36.000 tonnes par an

Minuscules polymères synthétiques et non biodégradables, les microplastiques s'accumulent dans les sols et dans les eaux, de surface comme souterraines. Même si leur impact sur la santé humaine n'a pas encore été clairement établi, ils sont désormais entrés dans la chaîne alimentaire et affectent certains animaux.

Selon l'Agence européenne des produits chimiques, dans l'Union européenne, la quantité de microplastiques ajoutée intentionnellement aux produits qui s'infiltrent dans l'environnement chaque année "est estimée à environ 36.000 tonnes par an (dans une fourchette de 10.000 à 60.000 tonnes par an)". Cela correspondrait aux microplastiques qui pourraient être libérés en un an par 10 milliards de bouteilles en plastique, ou par un vortex de déchets six fois plus grand que celui du Pacifique Nord.

Une période d'adaptation octroyée à divers secteurs

L'interdiction envisagée ne concerne justement que ces microplastiques "ajoutés", qui dans certains produits remplacent des produits auparavant naturels. C'est notamment le cas des microbilles dans les cosmétiques exfoliants, qui sont venues se substituer à l'amande moulue, à la noix de coco, aux graines d'olive, etc. Les nouvelles mesures imposeront une refonte de leur conception.

« L'évaluation de l'ECHA a montré que les microplastiques ajoutés intentionnellement sont les plus susceptibles de s'accumuler dans l'environnement terrestre, car les particules se concentrent dans des boues d'épuration fréquemment utilisées comme engrais. Une proportion beaucoup plus faible de ces microplastiques est rejetée directement dans l'environnement aquatique », explique l'agence.

Les restrictions ne s'appliqueront en revanche pas aux microplastiques dérivant de l'usure de produits contenant du plastique tels que les pneus ou les vêtements, ou de la perte de granulés, dont quelque 173.000 tonnes sont rejetées dans l'environnement chaque année. En outre, si les produits de nettoyage devraient être concernés dès la première année d'entrée en vigueur, "d'autres secteurs se verront accorder 2 à 6 ans" pour s'adapter, regrette Rethink Plastic Alliance, qui globalement salue pourtant la proposition de loi.

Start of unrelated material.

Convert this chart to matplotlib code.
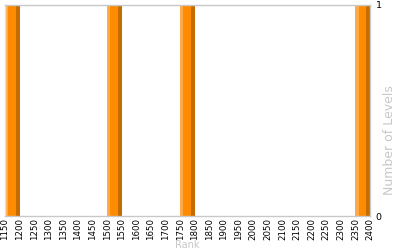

 Des dizaines de mois avant l'entrée en vigueur

« La proposition fera l'objet d'une consultation publique cet été, suivie d'évaluations économiques, sociales et des risques, puis d'un vote d'experts gouvernementaux au sein du comité secret de REACH », souligne le réseau. Puis, « la Commission européenne disposera de trois mois pour préparer la législation. Ensuite, cela pourrait prendre jusqu'à huit mois pour que les restrictions d'utilisation entrent en vigueur », ajoute le quotidien britannique The Guardian.

La législation s'inscrit dans la stratégie européenne sur le plastique, et vient compléter la directive sur les articles à usage unique. En France, les microbilles de plastique dans les produits d'hygiène sont interdites depuis le 1er janvier 2018.